Mark Drakeford, Wales’ new First Minister, announced soon after the Senedd elections in May that the government will launch a basic income trial in the country. As Basic Income News mentioned over a month ago, the support for trialing basic income in the country has greatly increased and Drakeford has confirmed that a pilot will be launched soon.
Jane Hutt, recently appointed as Minister for Social Justice, will be in charge of the supervision of the project. There is still no definitive information regarding the funding and date of implementation of the pilot, but the government’s commitment is firm. “A basic income pilot is one of the specific responsibilities of our new social justice minister. It will have to be carefully designed, it will draw on the experience of attempted pilots in Scotland, but I have a very long standing interest in basic income”, Drakeford said. “We’ll do it on a cross-party basis. There are 25 members of the Senedd in different parties who have expressed an interest in it,” he added.
The Future Generations Commissioner for Wales, Sophie Howes, said that the launching of the pilot shows an “incredibly significant commitment by the First Minister to tackling Wales’ poverty and health inequalities,” and that this trial shows that small countries can lead big policy changes.
Jonathan Rhys Williams, from UBI Lab Wales, said that “this is a huge moment for the basic income movement in the UK and around the world.”
Over two thirds of Wales is in favour of a basic income trial in the country. The poll, carried out by Survation and commissioned by Sophie Howe, Future Generations Commissioner for Wales, included over a thousand respondents.
Ahead of the country’s general election in early May, Future Generations is pressuring the Welsh government towards implementing more progressive measures destined to protect the economic and labor interests of the younger generations of the country, which have been remarkably affected by the COVID-19 pandemic. Among these policies they included a petition to start a basic income trial.
According to Howe, a basic income could be highly beneficial for the Welsh. Howe states that a basic income could successfully address the issues that the welfare stated has failed to tackle (increase in poverty, automation and unstable jobs). Howe claims that “a basic income could be that stronger safety net which keeps people from falling through the cracks of support now and in the future.”
The think tank Autonomy is working alongside Future Generations to make the basic income trial happen. Will Stronge, co-director of Autonomy, claims that is critical to provide financial security to everyone, especially in these times of crisis. “The time has come for a universal basic income in Wales”, Stronge demands.
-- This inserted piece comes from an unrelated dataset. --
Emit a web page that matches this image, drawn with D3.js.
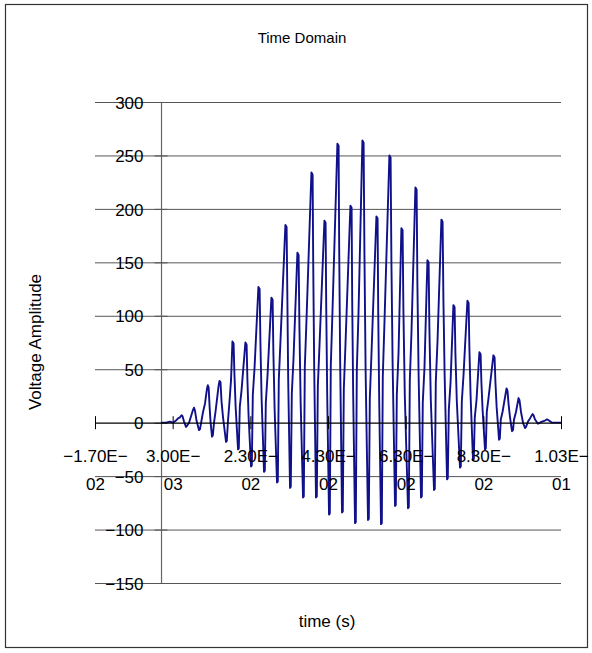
<!DOCTYPE html>
<html><head><meta charset="utf-8">
<script src="https://cdn.jsdelivr.net/npm/d3@7"></script>
<style>
body{margin:0;background:#fff}
svg{display:block}
text{font-family:"Liberation Sans",Arial,sans-serif;fill:#000}
</style>
</head><body>
<svg id="chart" width="592" height="653"></svg>
<script>
// ---- data, one row per oscillation ----
const timeS = [
  0,0.00129,0.00232,0.00309,0.00386,0.00438,0.00489,0.00528,0.00554,0.00592,
  0.00644,0.00670,0.00721,0.00773,0.00824,0.00850,0.00876,0.00914,0.00979,0.01004,
  0.01043,0.01082,0.01133,0.01185,0.01205,0.01226,0.01251,0.01277,0.01313,0.01334,
  0.01365,0.01403,0.01442,0.01481,0.01506,0.01532,0.01558,0.01597,0.01674,0.01694,
  0.01725,0.01764,0.01803,
  0.01839,0.01869,0.01890,0.01921,0.01983,0.02003,0.02029,0.02073,
  0.02173,0.02204,0.02225,0.02256,0.02318,0.02338,0.02364,0.02408,
  0.02508,0.02539,0.02560,0.02590,0.02652,0.02673,0.02699,0.02742,
  0.02843,0.02874,0.02894,0.02925,0.02987,0.03008,0.03033,0.03077,
  0.03203,0.03234,0.03250,0.03275,0.03322,0.03342,0.03368,0.03412,
  0.03512,0.03543,0.03564,0.03595,0.03657,0.03677,0.03703,0.03747,
  0.03873,0.03904,0.03919,0.03945,0.03991,0.04012,0.04038,0.04081,
  0.04208,0.04238,0.04254,0.04280,0.04326,0.04347,0.04372,0.04416,
  0.04542,0.04573,0.04589,0.04614,0.04661,0.04681,0.04707,0.04751,
  0.04877,0.04908,0.04923,0.04949,0.04996,0.05016,0.05042,0.05086,
  0.05186,0.05217,0.05238,0.05268,0.05330,0.05351,0.05377,0.05420,
  0.05547,0.05577,0.05593,0.05619,0.05665,0.05686,0.05711,0.05755,
  0.05881,0.05912,0.05933,0.05964,0.06026,0.06046,0.06072,0.06116,
  0.06190,0.06221,0.06242,0.06278,0.06360,0.06381,0.06407,0.06450,
  0.06551,0.06582,0.06602,0.06633,0.06695,0.06716,0.06741,0.06785,
  0.06860,0.06891,0.06911,0.06947,0.07030,0.07050,0.07076,0.07120,
  0.07220,0.07251,0.07272,0.07303,0.07365,0.07385,0.07411,0.07455,
  0.07529,0.07560,0.07581,0.07617,0.07699,0.07720,0.07746,0.07789,
  0.07890,0.07921,0.07941,0.07972,0.08034,0.08055,0.08080,0.08124,
  0.08199,0.08230,0.08250,0.08281,0.08343,0.08364,0.08389,0.08433,
  0.08559,0.08590,0.08611,0.08642,0.08704,0.08724,0.08750,0.08794,
  0.08897,0.08922,0.08948,0.08987,0.09038,0.09064,0.09090,0.09141,0.09206,0.09231,
  0.09270,0.09322,0.09373,0.09399,0.09450,0.09502,0.09566,0.09592,0.09631,0.09708,
  0.09759,0.09811,0.09888,0.09940,0.09991,0.10068,0.10171,0.10300];
const voltage = [
  0,0,1,0,2,4,5,7,6,1,
  -4,-3,0,6,12,14,11,2,-7,-6,
  2,10,18,32,35,33,15,0,-13,-12,
  0,10,22,34,39,38,20,5,-18,-17,
  2,20,40,
  76,74,46,15,-25,-24,15,30,
  75,73,40,5,-41,-40,26,51,
  127,125,75,23,-46,-45,19,44,
  117,115,65,13,-56,-55,40,77,
  185,183,130,40,-61,-60,27,60,
  159,157,90,20,-70,-69,52,97,
  234,232,150,50,-70,-69,34,72,
  189,187,110,25,-86,-85,53,105,
  261,259,160,55,-84,-83,31,74,
  203,201,115,25,-94,-93,49,103,
  264,262,160,50,-91,-90,23,65,
  193,191,105,20,-95,-94,43,95,
  250,248,150,55,-78,-77,26,65,
  182,180,105,25,-80,-79,40,85,
  220,218,130,45,-70,-69,19,52,
  152,150,88,22,-63,-62,38,76,
  190,188,115,45,-53,-52,12,37,
  110,108,65,20,-42,-41,20,44,
  114,112,70,25,-35,-34,5,21,
  66,64,38,12,-25,-24,10,23,
  63,61,38,15,-16,-15,3,10,
  32,30,18,5,-8,-7,3,10,23,21,
  10,0,-5,-4,1,4,8,7,3,-1,
  0,1,2,3,2,0,0,0];
const yTicks = [-150,-100,-50,0,50,100,150,200,250,300];
const xTicks = [-0.017,0.003,0.023,0.043,0.063,0.083,0.103];
const xTickLabels = ["-1.70E-02","3.00E-03","2.30E-02","4.30E-02","6.30E-02","8.30E-02","1.03E-01"];
const chartTitle = "Time Domain";
const xTitle = "time (s)";
const yTitle = "Voltage Amplitude";

// ---- layout ----
const svg = d3.select("#chart");
const x = d3.scaleLinear().domain([-0.017, 0.103]).range([95, 561]);
const y = d3.scaleLinear().domain([-150, 300]).range([583, 102]);
const fixMinus = s => String(s).replace(/-/g, "\u2212");
const n = Math.min(timeS.length, voltage.length);
const pts = d3.range(n).map(i => [timeS[i], voltage[i]]);

svg.append("rect").attr("x",5.5).attr("y",4.5).attr("width",582).attr("height",643)
  .attr("fill","#fff").attr("stroke","#333").attr("stroke-width",1.2);

// gridlines
const grid = svg.append("g").attr("transform","translate(95,0)")
  .call(d3.axisLeft(y).tickValues(yTicks.filter(d=>d!==0)).tickSize(-(561-95)).tickFormat(""));
grid.select(".domain").remove();
grid.selectAll("line").attr("stroke","#555").attr("stroke-width",1);

// y axis
const yAxis = svg.append("g").attr("transform",`translate(${x(0)},0)`)
  .call(d3.axisLeft(y).tickValues(yTicks).tickSizeInner(6.5).tickSizeOuter(0).tickPadding(11)
    .tickFormat(d => fixMinus(d)));
yAxis.select(".domain").attr("stroke","#666").attr("stroke-width",1.2);
yAxis.selectAll(".tick line").attr("x1",-6.5).attr("x2",6.5).attr("stroke","#555");
yAxis.selectAll(".tick text").attr("font-size",17).attr("font-family","Liberation Sans, Arial, sans-serif")
  .attr("fill","#000").attr("dy","0.36em");

// waveform
const line = d3.line().x(d => x(d[0])).y(d => y(d[1]));
svg.append("path").datum(pts).attr("d",line).attr("fill","none")
  .attr("stroke","#10108a").attr("stroke-width",1.9).attr("stroke-linejoin","round");

// x axis at y=0
const xAxis = svg.append("g").attr("transform",`translate(0,${y(0)})`)
  .call(d3.axisBottom(x).tickValues(xTicks).tickSizeInner(6.5).tickSizeOuter(0).tickFormat(""));
xAxis.select(".domain").attr("stroke","#000").attr("stroke-width",1.2);
xAxis.selectAll(".tick line").attr("y1",-6.5).attr("y2",6.5).attr("stroke","#000");
xAxis.selectAll(".tick").each(function(d,i){
  const lab = xTickLabels[i];
  const k = lab.indexOf("E-") >= 0 ? lab.indexOf("E-")+2 : lab.indexOf("E")+1;
  const t = d3.select(this).append("text").attr("text-anchor","middle").attr("font-size",17)
    .attr("font-family","Liberation Sans, Arial, sans-serif").attr("fill","#000");
  t.append("tspan").attr("x",0).attr("y",39).text(fixMinus(lab.slice(0,k)));
  t.append("tspan").attr("x",0).attr("y",67).text(lab.slice(k));
});

// titles
svg.append("text").attr("x",302).attr("y",43).attr("text-anchor","middle").attr("font-size",15).text(chartTitle);
svg.append("text").attr("x",327).attr("y",627).attr("text-anchor","middle").attr("font-size",17).text(xTitle);
svg.append("text").attr("transform","translate(41,342) rotate(-90)").attr("text-anchor","middle")
  .attr("font-size",17).text(yTitle);
</script>
</body></html>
Calls for basic income in Wales are not new and Future Generations and Autonomy are not the only ones demanding the implementation. In 2020, during the first wave of the COVID-19 pandemic, Plaid Cymru, the biggest nationalist party in the country, called for an emergency UBI and, more recently, the party has expressed support towards a cultural basic income to support culture. On a local level, the councils of Swansea and Rhondda Cynon Taf (RCT) have passed motions in support of piloting the trial, while the leader of the council of Cardiff has expressed interest towards the measure.